» **TASK TO CARRY OUT**
The data below should be printed in full, exactly, and without any of its images.

::::

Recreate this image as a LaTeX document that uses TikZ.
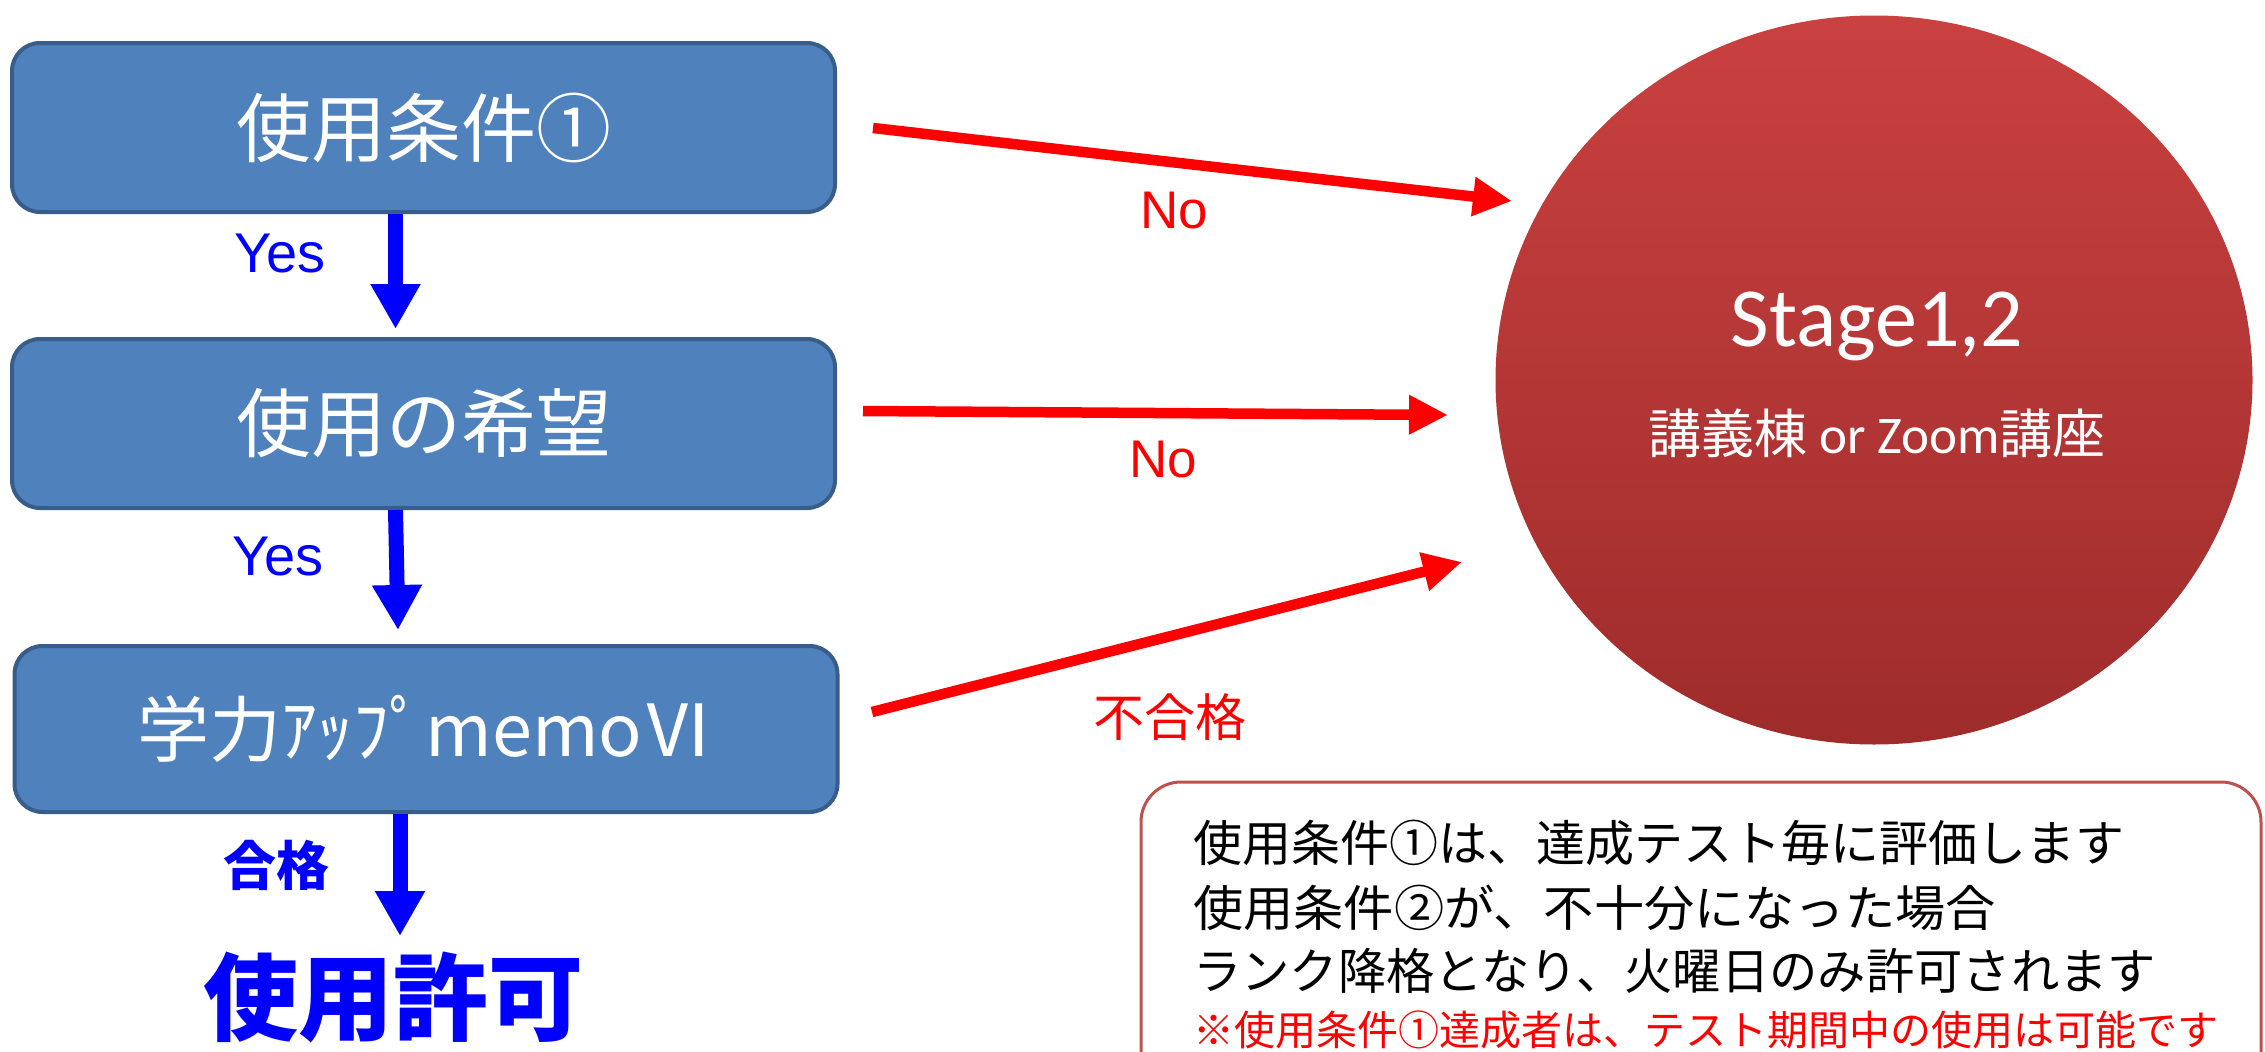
\documentclass[tikz,border=0pt]{standalone}
\usepackage{fontspec}
\setmainfont{Liberation Sans}
\newfontfamily\cjk{Noto Sans CJK JP}
\newfontfamily\calfont{Carlito}
\usetikzlibrary{arrows.meta,shapes.geometric}
\definecolor{boxblue}{HTML}{4F81BD}
\definecolor{boxedge}{HTML}{385D8A}
\definecolor{notered}{HTML}{C0504D}
\definecolor{ctop}{HTML}{C94140}
\definecolor{cbot}{HTML}{9E2C2B}
\begin{document}
\begin{tikzpicture}[x=1pt,y=-1pt,
  flowbox/.style={draw=boxedge, line width=4pt, fill=boxblue, rounded corners=28pt,
    minimum width=823pt, minimum height=169pt, inner sep=0pt, text=white,
    font=\cjk\fontsize{75}{80}\selectfont},
  yesarrow/.style={draw=blue, line width=15pt, -{Triangle[width=47pt,length=45pt]}},
  noarrow/.style={draw=red, line width=10.5pt, -{Triangle[width=37pt,length=39pt]}},
  bluelbl/.style={text=blue, inner sep=0pt, font=\fontsize{56}{60}\selectfont},
  redlbl/.style={text=red, inner sep=0pt, font=\fontsize{53}{60}\selectfont},
  noteline/.style={anchor=west, inner sep=0pt, font=\cjk\fontsize{49}{58}\selectfont},
]
\useasboundingbox (0,0) rectangle (2265,1052);
\clip (0,0) rectangle (2265,1052);

% flow boxes
\node[flowbox] (b1) at (423.5,127.5) {使用条件①};
\node[flowbox] (b2) at (423.5,423.5) {使用の希望};
\node[flowbox, minimum height=166pt, font=\cjk\fontsize{72}{80}\selectfont] (b3) at (426,729) {学力ｱｯﾌﾟmemoⅥ};

% result text
\node[text=blue, inner sep=0pt, font=\cjk\bfseries\fontsize{95}{100}\selectfont] (perm) at (393,997) {使用許可};

% blue arrows
\coordinate (g3) at (400,936);
\draw[yesarrow] ([xshift=-28pt]b1.south) -- ([xshift=-28pt,yshift=8pt]b2.north);
\draw[yesarrow] ([xshift=-28pt]b2.south) -- ([xshift=-28pt,yshift=14pt]b3.north);
\draw[yesarrow] ([xshift=-26pt]b3.south) -- (g3);

\node[bluelbl] (yes1) at (280,254) {Yes};
\node[bluelbl] (yes2) at (278,557) {Yes};
\node[bluelbl, font=\cjk\bfseries\fontsize{53}{56}\selectfont] (pass) at (276,865) {合格};

% stage circle
\node[ellipse, minimum width=757pt, minimum height=729pt, inner sep=0pt,
      top color=ctop, bottom color=cbot] (stage) at (1874,380) {};
\node[anchor=base, text=white, inner sep=0pt, font=\calfont\fontsize{84}{90}\selectfont] (stg) at (1877,346) {Stage1,2};
\node[anchor=base, text=white, inner sep=0pt, font=\calfont\fontsize{53}{60}\selectfont] (place) at (1877,453) {{\cjk 講義棟} or Zoom{\cjk 講座}};

% red arrows
\coordinate (ra1) at (873,128);
\coordinate (ra2) at (1512,201);
\coordinate (rb1) at (863,411);
\coordinate (rb2) at (1448,415);
\coordinate (rc1) at (872,712);
\coordinate (rc2) at (1462,562);
\draw[noarrow] (ra1) -- (ra2);
\draw[noarrow] (rb1) -- (rb2);
\draw[noarrow] (rc1) -- (rc2);
\node[redlbl] (no1) at (1174,211) {No};
\node[redlbl] (no2) at (1163,460) {No};
\node[redlbl, font=\cjk\fontsize{51}{56}\selectfont] (fail) at (1170,717) {不合格};

% note box
\draw[notered, line width=3pt, fill=white, rounded corners=40pt] (1141,782) rectangle (2261,1130);
\node[noteline] (n1) at (1193,843) {使用条件①は、達成テスト毎に評価します};
\node[noteline] (n2) at (1193,908) {\scalebox{1.025}[1]{使用条件②が、不十分になった場合}};
\node[noteline] (n3) at (1193,971) {\scalebox{0.986}[1]{ランク降格となり、火曜日のみ許可されます}};
\node[noteline, text=red, font=\cjk\fontsize{41}{48}\selectfont] (n4) at (1193,1030) {※使用条件①達成者は、テスト期間中の使用は可能です};
\end{tikzpicture}
\end{document}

::::

» **SOLUTION TO THIS PROBLEM**
Recreate this image as a LaTeX document that uses TikZ.
\documentclass[tikz,border=0pt]{standalone}
\usepackage{fontspec}
\setmainfont{Liberation Sans}
\newfontfamily\cjk{Noto Sans CJK JP}
\newfontfamily\calfont{Carlito}
\usetikzlibrary{arrows.meta,shapes.geometric}
\definecolor{boxblue}{HTML}{4F81BD}
\definecolor{boxedge}{HTML}{385D8A}
\definecolor{notered}{HTML}{C0504D}
\definecolor{ctop}{HTML}{C94140}
\definecolor{cbot}{HTML}{9E2C2B}
\begin{document}
\begin{tikzpicture}[x=1pt,y=-1pt,
  flowbox/.style={draw=boxedge, line width=4pt, fill=boxblue, rounded corners=28pt,
    minimum width=823pt, minimum height=169pt, inner sep=0pt, text=white,
    font=\cjk\fontsize{75}{80}\selectfont},
  yesarrow/.style={draw=blue, line width=15pt, -{Triangle[width=47pt,length=45pt]}},
  noarrow/.style={draw=red, line width=10.5pt, -{Triangle[width=37pt,length=39pt]}},
  bluelbl/.style={text=blue, inner sep=0pt, font=\fontsize{56}{60}\selectfont},
  redlbl/.style={text=red, inner sep=0pt, font=\fontsize{53}{60}\selectfont},
  noteline/.style={anchor=west, inner sep=0pt, font=\cjk\fontsize{49}{58}\selectfont},
]
\useasboundingbox (0,0) rectangle (2265,1052);
\clip (0,0) rectangle (2265,1052);

% flow boxes
\node[flowbox] (b1) at (423.5,127.5) {使用条件①};
\node[flowbox] (b2) at (423.5,423.5) {使用の希望};
\node[flowbox, minimum height=166pt, font=\cjk\fontsize{72}{80}\selectfont] (b3) at (426,729) {学力ｱｯﾌﾟmemoⅥ};

% result text
\node[text=blue, inner sep=0pt, font=\cjk\bfseries\fontsize{95}{100}\selectfont] (perm) at (393,997) {使用許可};

% blue arrows
\coordinate (g3) at (400,936);
\draw[yesarrow] ([xshift=-28pt]b1.south) -- ([xshift=-28pt,yshift=8pt]b2.north);
\draw[yesarrow] ([xshift=-28pt]b2.south) -- ([xshift=-28pt,yshift=14pt]b3.north);
\draw[yesarrow] ([xshift=-26pt]b3.south) -- (g3);

\node[bluelbl] (yes1) at (280,254) {Yes};
\node[bluelbl] (yes2) at (278,557) {Yes};
\node[bluelbl, font=\cjk\bfseries\fontsize{53}{56}\selectfont] (pass) at (276,865) {合格};

% stage circle
\node[ellipse, minimum width=757pt, minimum height=729pt, inner sep=0pt,
      top color=ctop, bottom color=cbot] (stage) at (1874,380) {};
\node[anchor=base, text=white, inner sep=0pt, font=\calfont\fontsize{84}{90}\selectfont] (stg) at (1877,346) {Stage1,2};
\node[anchor=base, text=white, inner sep=0pt, font=\calfont\fontsize{53}{60}\selectfont] (place) at (1877,453) {{\cjk 講義棟} or Zoom{\cjk 講座}};

% red arrows
\coordinate (ra1) at (873,128);
\coordinate (ra2) at (1512,201);
\coordinate (rb1) at (863,411);
\coordinate (rb2) at (1448,415);
\coordinate (rc1) at (872,712);
\coordinate (rc2) at (1462,562);
\draw[noarrow] (ra1) -- (ra2);
\draw[noarrow] (rb1) -- (rb2);
\draw[noarrow] (rc1) -- (rc2);
\node[redlbl] (no1) at (1174,211) {No};
\node[redlbl] (no2) at (1163,460) {No};
\node[redlbl, font=\cjk\fontsize{51}{56}\selectfont] (fail) at (1170,717) {不合格};

% note box
\draw[notered, line width=3pt, fill=white, rounded corners=40pt] (1141,782) rectangle (2261,1130);
\node[noteline] (n1) at (1193,843) {使用条件①は、達成テスト毎に評価します};
\node[noteline] (n2) at (1193,908) {\scalebox{1.025}[1]{使用条件②が、不十分になった場合}};
\node[noteline] (n3) at (1193,971) {\scalebox{0.986}[1]{ランク降格となり、火曜日のみ許可されます}};
\node[noteline, text=red, font=\cjk\fontsize{41}{48}\selectfont] (n4) at (1193,1030) {※使用条件①達成者は、テスト期間中の使用は可能です};
\end{tikzpicture}
\end{document}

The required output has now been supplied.